Posted Fri, Dec 31, 8:57 p.m. Inappropriate
Priorities on this island are baffling at best. Schools don't have enough money for paper. Drugs are rampant - especially with children and teens. Our delicate power grid shuts down if winds venture north of 20 mph. Yet, hundreds of thousands of dollars have been pumped into this mine due to all the NIMBY's complaining about noise - or God forbid an orca gets disturbed by the sound of gravel going into a barge. Stop the presses - let's funnel every available penny into this park so the orcas can swim in peace and the folks on Maury can focus their complaining on something even more mundane like air traffic going into SeaTac for example. Meanwhile our kids are getting high on weed (on a lovely spot overlooking the mine, ironically), ferries are getting cut back, and other far more important issues are falling by the wayside. What's more important? An orca's attention span or our children???

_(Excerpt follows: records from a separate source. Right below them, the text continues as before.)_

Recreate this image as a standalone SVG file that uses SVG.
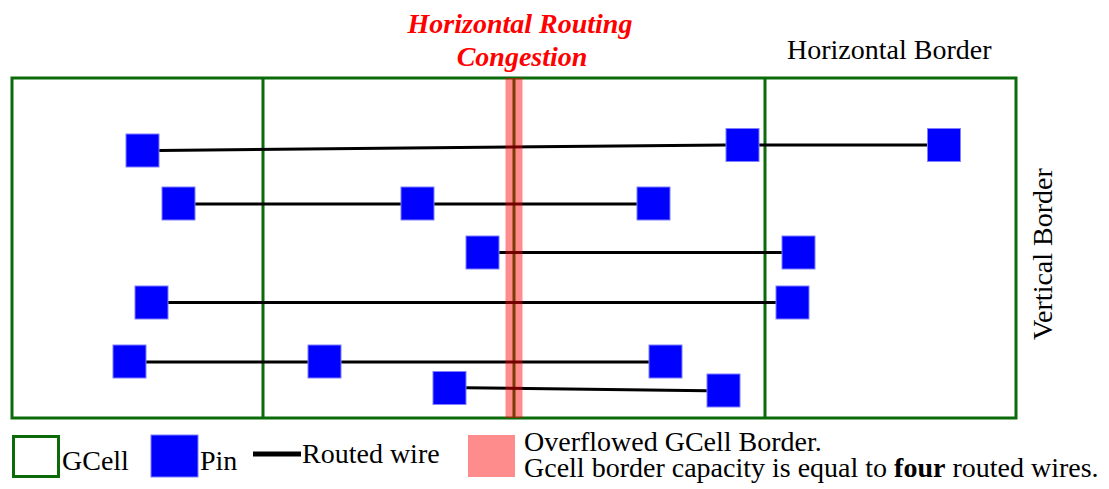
<svg xmlns="http://www.w3.org/2000/svg" width="1109" height="489" viewBox="0 0 1109 489">
  <style>
    .cell { fill: none; stroke: #0b6b0b; stroke-width: 3; }
    .pin { fill: #0000ff; stroke: #7f7fff; stroke-width: 1; }
    .wire { stroke: #000; stroke-width: 3; fill: none; }
    .label { font-family: "Liberation Serif", "Times New Roman", serif; font-size: 28px; fill: #000; }
    .hot { font-family: "Liberation Serif", "Times New Roman", serif; font-size: 28px; font-weight: bold; font-style: italic; fill: #ff0000; }
    .overflow { fill: #ff0000; fill-opacity: 0.45; }
  </style>

  <!-- GCell grid -->
  <g id="gcells">
    <rect class="cell" x="12" y="78" width="1004" height="340"/>
    <line class="cell" x1="263" y1="78" x2="263" y2="418"/>
    <line class="cell" x1="514" y1="78" x2="514" y2="418"/>
    <line class="cell" x1="765" y1="78" x2="765" y2="418"/>
  </g>

  <!-- routed wires -->
  <g id="connectors">
    <polyline class="wire" points="159,150.5 726,145"/>
    <line class="wire" x1="759" y1="145" x2="927" y2="145"/>
    <line class="wire" x1="195" y1="204" x2="401" y2="204"/>
    <line class="wire" x1="434" y1="204" x2="637" y2="204"/>
    <line class="wire" x1="499" y1="252.5" x2="782" y2="252.5"/>
    <line class="wire" x1="168" y1="302.5" x2="776" y2="302.5"/>
    <line class="wire" x1="146" y1="362" x2="308" y2="362"/>
    <line class="wire" x1="341" y1="362" x2="649" y2="362"/>
    <line class="wire" x1="466" y1="387.7" x2="707" y2="390.7"/>
  </g>

  <!-- pins -->
  <g id="pin-r1a"><rect class="pin" x="126" y="134" width="33" height="33"/></g>
  <g id="pin-r1b"><rect class="pin" x="726" y="128.5" width="33" height="33"/></g>
  <g id="pin-r1c"><rect class="pin" x="927.5" y="128.5" width="33" height="33"/></g>
  <g id="pin-r2a"><rect class="pin" x="162" y="187" width="33" height="33"/></g>
  <g id="pin-r2b"><rect class="pin" x="401" y="187" width="33" height="33"/></g>
  <g id="pin-r2c"><rect class="pin" x="637" y="187" width="33" height="33"/></g>
  <g id="pin-r3a"><rect class="pin" x="466" y="236" width="33" height="33"/></g>
  <g id="pin-r3b"><rect class="pin" x="782" y="236" width="33" height="33"/></g>
  <g id="pin-r4a"><rect class="pin" x="135" y="286" width="33" height="33"/></g>
  <g id="pin-r4b"><rect class="pin" x="776" y="286" width="33" height="33"/></g>
  <g id="pin-r5a"><rect class="pin" x="113" y="345" width="33" height="33"/></g>
  <g id="pin-r5b"><rect class="pin" x="308" y="345" width="33" height="33"/></g>
  <g id="pin-r5c"><rect class="pin" x="649" y="345" width="33" height="33"/></g>
  <g id="pin-r6a"><rect class="pin" x="433" y="371.5" width="33" height="33"/></g>
  <g id="pin-r6b"><rect class="pin" x="707" y="374" width="33" height="33"/></g>

  <!-- overflowed border highlight -->
  <g id="congestion">
    <rect class="overflow" x="505.5" y="78" width="17" height="340"/>
    <text class="hot" x="520" y="33" text-anchor="middle">Horizontal Routing</text>
    <text class="hot" x="522" y="66" text-anchor="middle">Congestion</text>
  </g>

  <!-- border labels -->
  <g id="border-labels">
    <text class="label" x="787" y="59">Horizontal Border</text>
    <text class="label" transform="translate(1052,340) rotate(-90)">Vertical Border</text>
  </g>

  <!-- legend -->
  <g id="legend">
    <rect class="cell" x="13.5" y="436.5" width="45" height="40"/>
    <text class="label" x="62" y="470">GCell</text>
    <rect class="pin" x="151" y="435" width="47" height="42"/>
    <text class="label" x="200" y="470">Pin</text>
    <line x1="253" y1="454" x2="301" y2="454" stroke="#000" stroke-width="5"/>
    <text class="label" x="302" y="463">Routed wire</text>
    <rect class="overflow" x="468" y="435" width="47" height="42"/>
    <text class="label" x="524" y="451">Overflowed GCell Border.</text>
    <text class="label" x="524" y="477">Gcell border capacity is equal to <tspan font-weight="bold">four</tspan> routed wires.</text>
  </g>
</svg>
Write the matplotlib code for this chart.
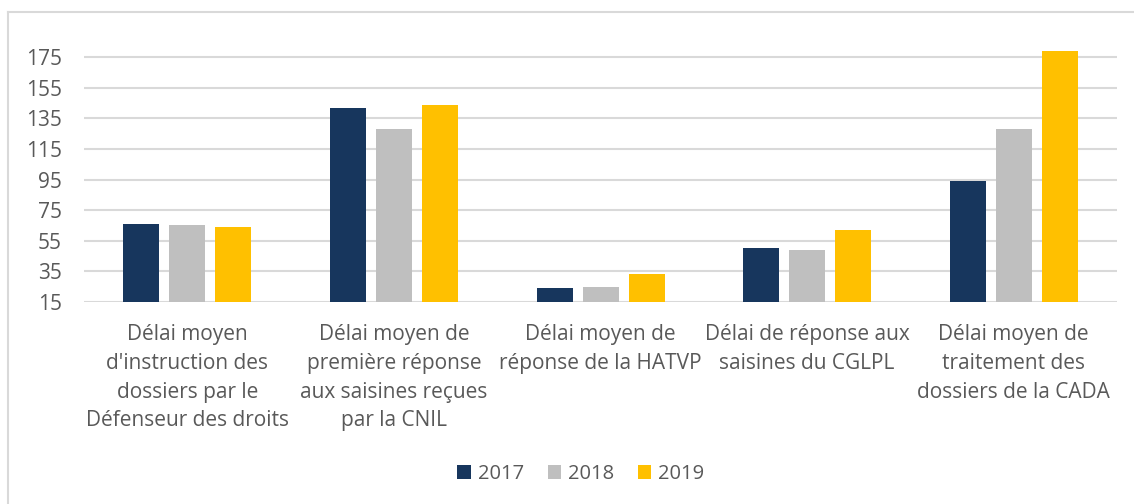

What will be the big issue in ten years? Do you people realize that creating a park may mean a dumptruck or two will rumble down 75th Avenue and make some noise? Is that where these islanders will focus their lunacy next? Maybe we should stop the ferries, ban all fossil fueled engines and walk around on the island so we can save a spotted owl?
For the record, I reside on Maury Island in Gold Beach, and I am disgusted with the epic effort to blow all available funds on this mine / park. We have much bigger needs out there people. Get a grip, and come back to reality before things REALLY get bad on Vashon.
- Smitty
Posted Sun, Jan 2, 9:06 p.m. Inappropriate
Floating on the water makes a lot more sense than driving a rig up and down the interstates. Seems like the NIMBY's forgot to account for economics. I appreciate the comments about the teens doing drugs, and the loss of opportunities four our youth in exchange for NIMBY housing.
Posted Mon, Jan 3, 8:36 a.m. Inappropriate
My life experience and my study of history have taught me two things that I know for sure:
1) When people's supply of drinking water is threatened, they will fight to preserve it.
2) Other people, whose supply of drinking water is not threatened, will call them NIMBYs for doing so.
NIMBY -- the new "N word," with the same source -- ignorance.
Posted Mon, Jan 3, 1:47 p.m. Inappropriate
When gas hits $5...then $8...then $10/gallon over the next 10-15 years, we won't need so much gravel for all those freeways. In the meantime, if it costs more to mine gravel from somewhere else, then so be it - that is a more accurate reflection of the true economic and environmental cost of America's oil addiction anyway.